[Task goal]:
In the records below, find the line with "Output the LaTeX" and the line with "(job) at (0.02,-7.40)"; return exactly those lines and every line between them.

[Dataset items]

━━━━━━━━━━━━━━━━━━━━━━━━━━━━━━

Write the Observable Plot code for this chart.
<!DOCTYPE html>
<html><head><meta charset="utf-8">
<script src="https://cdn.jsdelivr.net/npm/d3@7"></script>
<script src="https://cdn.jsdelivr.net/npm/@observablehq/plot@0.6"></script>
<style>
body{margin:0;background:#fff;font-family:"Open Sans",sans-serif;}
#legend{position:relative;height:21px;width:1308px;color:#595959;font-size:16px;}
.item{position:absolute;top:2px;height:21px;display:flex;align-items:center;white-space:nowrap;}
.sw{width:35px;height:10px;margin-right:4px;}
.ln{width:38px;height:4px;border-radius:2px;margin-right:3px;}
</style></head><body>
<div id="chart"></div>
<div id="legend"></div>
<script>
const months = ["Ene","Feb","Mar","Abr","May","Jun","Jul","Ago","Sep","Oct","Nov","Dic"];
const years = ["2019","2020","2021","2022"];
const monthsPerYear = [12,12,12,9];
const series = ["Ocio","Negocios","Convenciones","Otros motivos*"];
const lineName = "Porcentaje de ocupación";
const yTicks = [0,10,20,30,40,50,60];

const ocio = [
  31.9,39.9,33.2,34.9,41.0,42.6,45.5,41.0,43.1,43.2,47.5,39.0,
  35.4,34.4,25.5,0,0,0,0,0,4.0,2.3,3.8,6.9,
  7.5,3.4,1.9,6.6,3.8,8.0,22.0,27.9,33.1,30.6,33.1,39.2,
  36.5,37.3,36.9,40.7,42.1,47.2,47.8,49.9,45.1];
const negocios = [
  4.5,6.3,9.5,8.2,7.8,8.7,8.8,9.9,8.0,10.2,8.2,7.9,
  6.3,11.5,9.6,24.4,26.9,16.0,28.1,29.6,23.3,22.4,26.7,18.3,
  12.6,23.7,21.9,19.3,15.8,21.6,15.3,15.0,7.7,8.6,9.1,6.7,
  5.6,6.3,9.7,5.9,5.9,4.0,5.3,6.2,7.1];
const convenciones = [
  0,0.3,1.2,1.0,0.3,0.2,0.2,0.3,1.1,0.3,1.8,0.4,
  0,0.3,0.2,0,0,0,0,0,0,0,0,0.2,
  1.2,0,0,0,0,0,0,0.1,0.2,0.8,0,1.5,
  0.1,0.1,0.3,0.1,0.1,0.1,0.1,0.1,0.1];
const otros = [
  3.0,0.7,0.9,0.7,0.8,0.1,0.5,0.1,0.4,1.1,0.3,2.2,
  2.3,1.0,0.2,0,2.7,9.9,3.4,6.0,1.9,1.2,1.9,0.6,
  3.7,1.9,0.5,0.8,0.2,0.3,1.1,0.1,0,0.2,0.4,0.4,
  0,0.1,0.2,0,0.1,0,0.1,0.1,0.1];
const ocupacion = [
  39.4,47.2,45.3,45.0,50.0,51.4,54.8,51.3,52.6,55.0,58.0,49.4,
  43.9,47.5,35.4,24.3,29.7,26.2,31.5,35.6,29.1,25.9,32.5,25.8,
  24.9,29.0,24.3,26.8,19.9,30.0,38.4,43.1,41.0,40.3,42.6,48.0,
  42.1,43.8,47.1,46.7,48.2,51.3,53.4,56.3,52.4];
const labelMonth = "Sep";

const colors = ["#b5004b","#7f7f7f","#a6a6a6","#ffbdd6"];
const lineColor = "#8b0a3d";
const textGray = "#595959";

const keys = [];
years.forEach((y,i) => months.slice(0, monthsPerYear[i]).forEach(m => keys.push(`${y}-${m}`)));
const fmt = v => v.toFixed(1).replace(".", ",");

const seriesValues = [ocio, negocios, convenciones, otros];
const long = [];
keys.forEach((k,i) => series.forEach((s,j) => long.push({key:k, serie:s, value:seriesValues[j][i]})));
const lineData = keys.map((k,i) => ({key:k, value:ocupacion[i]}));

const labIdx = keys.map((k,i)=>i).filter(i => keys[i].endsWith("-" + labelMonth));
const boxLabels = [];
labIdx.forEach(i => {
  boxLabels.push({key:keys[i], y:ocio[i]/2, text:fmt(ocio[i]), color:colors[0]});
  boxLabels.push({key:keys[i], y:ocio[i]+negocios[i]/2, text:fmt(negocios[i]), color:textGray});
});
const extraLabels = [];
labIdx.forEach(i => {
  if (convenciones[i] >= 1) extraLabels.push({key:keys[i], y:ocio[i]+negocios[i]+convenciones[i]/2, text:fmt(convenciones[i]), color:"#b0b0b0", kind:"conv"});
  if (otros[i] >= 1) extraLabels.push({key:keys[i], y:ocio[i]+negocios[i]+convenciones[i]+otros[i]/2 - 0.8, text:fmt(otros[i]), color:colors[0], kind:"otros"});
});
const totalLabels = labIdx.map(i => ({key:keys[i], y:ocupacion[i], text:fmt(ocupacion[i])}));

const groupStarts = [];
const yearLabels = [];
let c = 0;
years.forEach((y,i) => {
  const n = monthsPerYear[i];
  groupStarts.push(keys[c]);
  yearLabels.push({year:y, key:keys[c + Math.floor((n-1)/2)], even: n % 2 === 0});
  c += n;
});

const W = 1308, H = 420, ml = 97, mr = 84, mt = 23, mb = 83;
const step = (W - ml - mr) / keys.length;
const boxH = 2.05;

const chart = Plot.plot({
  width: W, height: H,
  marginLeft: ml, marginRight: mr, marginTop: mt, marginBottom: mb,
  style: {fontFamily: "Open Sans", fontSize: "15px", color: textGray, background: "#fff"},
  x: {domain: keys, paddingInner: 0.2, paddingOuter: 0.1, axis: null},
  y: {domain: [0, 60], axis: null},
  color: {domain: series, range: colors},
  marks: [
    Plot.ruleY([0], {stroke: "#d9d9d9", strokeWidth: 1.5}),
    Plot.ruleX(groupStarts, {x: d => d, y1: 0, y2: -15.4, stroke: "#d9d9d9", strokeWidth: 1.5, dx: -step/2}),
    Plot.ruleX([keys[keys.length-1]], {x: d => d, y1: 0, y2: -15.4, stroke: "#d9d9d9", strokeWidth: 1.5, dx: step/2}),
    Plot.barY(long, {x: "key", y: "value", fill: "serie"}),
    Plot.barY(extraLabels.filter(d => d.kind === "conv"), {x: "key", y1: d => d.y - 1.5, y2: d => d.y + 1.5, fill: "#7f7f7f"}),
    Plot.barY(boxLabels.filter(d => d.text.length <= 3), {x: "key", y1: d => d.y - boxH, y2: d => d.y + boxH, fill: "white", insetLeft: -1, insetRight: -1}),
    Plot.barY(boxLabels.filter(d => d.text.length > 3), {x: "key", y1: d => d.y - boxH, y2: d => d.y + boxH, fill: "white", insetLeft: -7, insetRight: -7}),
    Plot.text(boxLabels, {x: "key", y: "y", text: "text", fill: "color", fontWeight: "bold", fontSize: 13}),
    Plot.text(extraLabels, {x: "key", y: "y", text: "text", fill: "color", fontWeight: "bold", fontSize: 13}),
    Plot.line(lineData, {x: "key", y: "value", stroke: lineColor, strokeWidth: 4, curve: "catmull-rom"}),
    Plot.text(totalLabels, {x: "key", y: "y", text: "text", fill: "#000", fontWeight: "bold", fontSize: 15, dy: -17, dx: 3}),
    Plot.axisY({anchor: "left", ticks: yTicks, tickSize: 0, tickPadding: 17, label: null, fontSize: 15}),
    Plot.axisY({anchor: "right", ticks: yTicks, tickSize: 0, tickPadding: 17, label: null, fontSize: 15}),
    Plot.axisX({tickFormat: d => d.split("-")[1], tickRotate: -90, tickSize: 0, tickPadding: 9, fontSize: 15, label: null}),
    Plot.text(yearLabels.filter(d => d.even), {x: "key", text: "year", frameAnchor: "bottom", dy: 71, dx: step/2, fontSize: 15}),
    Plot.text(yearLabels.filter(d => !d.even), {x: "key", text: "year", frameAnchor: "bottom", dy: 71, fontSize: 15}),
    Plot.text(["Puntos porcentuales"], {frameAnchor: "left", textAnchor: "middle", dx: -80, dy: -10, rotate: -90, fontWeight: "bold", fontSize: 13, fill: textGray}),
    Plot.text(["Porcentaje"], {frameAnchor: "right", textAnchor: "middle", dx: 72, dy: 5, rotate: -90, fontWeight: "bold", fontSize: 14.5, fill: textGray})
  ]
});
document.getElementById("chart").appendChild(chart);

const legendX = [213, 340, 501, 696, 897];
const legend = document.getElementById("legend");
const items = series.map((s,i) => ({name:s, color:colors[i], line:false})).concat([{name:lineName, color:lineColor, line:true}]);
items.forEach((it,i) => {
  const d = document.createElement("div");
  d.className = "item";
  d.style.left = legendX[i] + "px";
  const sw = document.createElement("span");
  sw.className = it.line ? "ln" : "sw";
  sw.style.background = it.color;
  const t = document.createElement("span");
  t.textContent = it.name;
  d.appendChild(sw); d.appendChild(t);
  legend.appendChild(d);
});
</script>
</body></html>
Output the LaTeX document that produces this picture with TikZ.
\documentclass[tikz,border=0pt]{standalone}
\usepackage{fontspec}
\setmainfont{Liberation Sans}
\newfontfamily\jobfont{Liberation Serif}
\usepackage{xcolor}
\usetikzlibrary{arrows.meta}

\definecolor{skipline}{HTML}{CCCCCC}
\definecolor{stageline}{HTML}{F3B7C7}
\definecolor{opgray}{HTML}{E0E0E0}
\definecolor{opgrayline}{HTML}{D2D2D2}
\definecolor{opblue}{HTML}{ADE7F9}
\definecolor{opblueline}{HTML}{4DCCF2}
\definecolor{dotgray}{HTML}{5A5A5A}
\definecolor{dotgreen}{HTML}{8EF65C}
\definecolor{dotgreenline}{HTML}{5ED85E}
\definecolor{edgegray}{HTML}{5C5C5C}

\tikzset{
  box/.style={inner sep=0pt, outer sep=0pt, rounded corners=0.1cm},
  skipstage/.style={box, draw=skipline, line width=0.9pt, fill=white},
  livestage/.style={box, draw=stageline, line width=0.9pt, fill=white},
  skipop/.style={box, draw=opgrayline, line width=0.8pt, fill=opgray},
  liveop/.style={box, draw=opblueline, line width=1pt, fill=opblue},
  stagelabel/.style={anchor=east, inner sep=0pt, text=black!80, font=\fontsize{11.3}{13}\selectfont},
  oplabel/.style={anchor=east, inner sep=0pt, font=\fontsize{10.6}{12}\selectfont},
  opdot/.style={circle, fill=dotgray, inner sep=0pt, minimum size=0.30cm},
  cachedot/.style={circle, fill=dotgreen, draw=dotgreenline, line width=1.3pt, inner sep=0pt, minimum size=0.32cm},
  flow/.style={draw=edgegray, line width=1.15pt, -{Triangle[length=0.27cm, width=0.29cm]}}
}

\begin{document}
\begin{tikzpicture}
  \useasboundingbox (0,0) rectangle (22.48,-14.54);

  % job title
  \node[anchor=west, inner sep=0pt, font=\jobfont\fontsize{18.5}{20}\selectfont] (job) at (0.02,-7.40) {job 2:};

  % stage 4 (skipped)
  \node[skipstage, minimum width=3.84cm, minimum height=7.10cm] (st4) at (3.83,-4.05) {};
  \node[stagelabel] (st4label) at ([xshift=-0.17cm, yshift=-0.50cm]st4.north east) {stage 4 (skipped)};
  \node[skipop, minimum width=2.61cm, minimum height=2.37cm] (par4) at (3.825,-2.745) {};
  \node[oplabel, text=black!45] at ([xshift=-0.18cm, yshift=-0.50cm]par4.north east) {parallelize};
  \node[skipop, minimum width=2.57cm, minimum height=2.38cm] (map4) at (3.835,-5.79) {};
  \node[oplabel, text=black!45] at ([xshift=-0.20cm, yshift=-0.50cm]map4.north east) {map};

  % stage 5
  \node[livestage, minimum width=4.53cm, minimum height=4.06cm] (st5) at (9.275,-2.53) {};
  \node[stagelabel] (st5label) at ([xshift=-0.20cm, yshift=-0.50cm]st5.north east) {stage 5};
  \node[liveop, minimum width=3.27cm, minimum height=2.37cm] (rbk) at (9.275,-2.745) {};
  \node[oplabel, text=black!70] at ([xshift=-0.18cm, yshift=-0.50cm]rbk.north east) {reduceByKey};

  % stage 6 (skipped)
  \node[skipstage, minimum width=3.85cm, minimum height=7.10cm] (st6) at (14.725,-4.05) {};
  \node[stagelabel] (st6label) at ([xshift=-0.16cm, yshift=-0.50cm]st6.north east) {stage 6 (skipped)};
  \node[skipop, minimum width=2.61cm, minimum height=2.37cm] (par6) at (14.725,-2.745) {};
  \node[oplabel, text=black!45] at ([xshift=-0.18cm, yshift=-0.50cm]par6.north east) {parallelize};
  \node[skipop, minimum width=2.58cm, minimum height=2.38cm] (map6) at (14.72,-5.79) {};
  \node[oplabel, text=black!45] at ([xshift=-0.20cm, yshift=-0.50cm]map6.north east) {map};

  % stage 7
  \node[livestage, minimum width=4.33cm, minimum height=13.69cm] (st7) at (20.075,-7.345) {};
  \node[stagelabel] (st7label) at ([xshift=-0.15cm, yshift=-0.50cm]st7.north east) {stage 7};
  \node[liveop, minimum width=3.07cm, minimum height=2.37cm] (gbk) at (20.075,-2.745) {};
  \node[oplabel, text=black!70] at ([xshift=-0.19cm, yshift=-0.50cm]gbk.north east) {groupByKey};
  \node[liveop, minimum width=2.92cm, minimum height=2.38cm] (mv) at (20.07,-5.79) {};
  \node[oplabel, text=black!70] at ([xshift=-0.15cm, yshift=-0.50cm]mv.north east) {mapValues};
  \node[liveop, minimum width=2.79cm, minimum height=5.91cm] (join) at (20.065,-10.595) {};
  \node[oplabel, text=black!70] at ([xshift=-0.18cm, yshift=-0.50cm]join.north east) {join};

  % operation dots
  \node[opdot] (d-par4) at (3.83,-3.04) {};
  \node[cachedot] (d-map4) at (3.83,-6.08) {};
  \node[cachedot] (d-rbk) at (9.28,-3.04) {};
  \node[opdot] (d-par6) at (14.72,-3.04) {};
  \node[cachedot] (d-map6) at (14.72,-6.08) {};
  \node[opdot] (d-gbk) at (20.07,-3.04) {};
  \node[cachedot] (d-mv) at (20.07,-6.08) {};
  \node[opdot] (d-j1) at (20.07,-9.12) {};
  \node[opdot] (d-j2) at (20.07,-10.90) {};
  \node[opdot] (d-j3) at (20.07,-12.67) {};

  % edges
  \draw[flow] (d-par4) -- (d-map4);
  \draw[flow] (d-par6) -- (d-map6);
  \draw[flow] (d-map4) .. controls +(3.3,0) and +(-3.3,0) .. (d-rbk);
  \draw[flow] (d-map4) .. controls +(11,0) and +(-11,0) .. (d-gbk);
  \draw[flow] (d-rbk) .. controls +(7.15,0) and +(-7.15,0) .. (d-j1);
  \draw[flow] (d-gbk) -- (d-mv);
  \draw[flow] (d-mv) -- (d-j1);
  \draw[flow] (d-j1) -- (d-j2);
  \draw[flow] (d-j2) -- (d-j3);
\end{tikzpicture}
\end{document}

━━━━━━━━━━━━━━━━━━━━━━━━━━━━━━

[Exercise response]:
Output the LaTeX document that produces this picture with TikZ.
\documentclass[tikz,border=0pt]{standalone}
\usepackage{fontspec}
\setmainfont{Liberation Sans}
\newfontfamily\jobfont{Liberation Serif}
\usepackage{xcolor}
\usetikzlibrary{arrows.meta}

\definecolor{skipline}{HTML}{CCCCCC}
\definecolor{stageline}{HTML}{F3B7C7}
\definecolor{opgray}{HTML}{E0E0E0}
\definecolor{opgrayline}{HTML}{D2D2D2}
\definecolor{opblue}{HTML}{ADE7F9}
\definecolor{opblueline}{HTML}{4DCCF2}
\definecolor{dotgray}{HTML}{5A5A5A}
\definecolor{dotgreen}{HTML}{8EF65C}
\definecolor{dotgreenline}{HTML}{5ED85E}
\definecolor{edgegray}{HTML}{5C5C5C}

\tikzset{
  box/.style={inner sep=0pt, outer sep=0pt, rounded corners=0.1cm},
  skipstage/.style={box, draw=skipline, line width=0.9pt, fill=white},
  livestage/.style={box, draw=stageline, line width=0.9pt, fill=white},
  skipop/.style={box, draw=opgrayline, line width=0.8pt, fill=opgray},
  liveop/.style={box, draw=opblueline, line width=1pt, fill=opblue},
  stagelabel/.style={anchor=east, inner sep=0pt, text=black!80, font=\fontsize{11.3}{13}\selectfont},
  oplabel/.style={anchor=east, inner sep=0pt, font=\fontsize{10.6}{12}\selectfont},
  opdot/.style={circle, fill=dotgray, inner sep=0pt, minimum size=0.30cm},
  cachedot/.style={circle, fill=dotgreen, draw=dotgreenline, line width=1.3pt, inner sep=0pt, minimum size=0.32cm},
  flow/.style={draw=edgegray, line width=1.15pt, -{Triangle[length=0.27cm, width=0.29cm]}}
}

\begin{document}
\begin{tikzpicture}
  \useasboundingbox (0,0) rectangle (22.48,-14.54);

  % job title
  \node[anchor=west, inner sep=0pt, font=\jobfont\fontsize{18.5}{20}\selectfont] (job) at (0.02,-7.40) {job 2:};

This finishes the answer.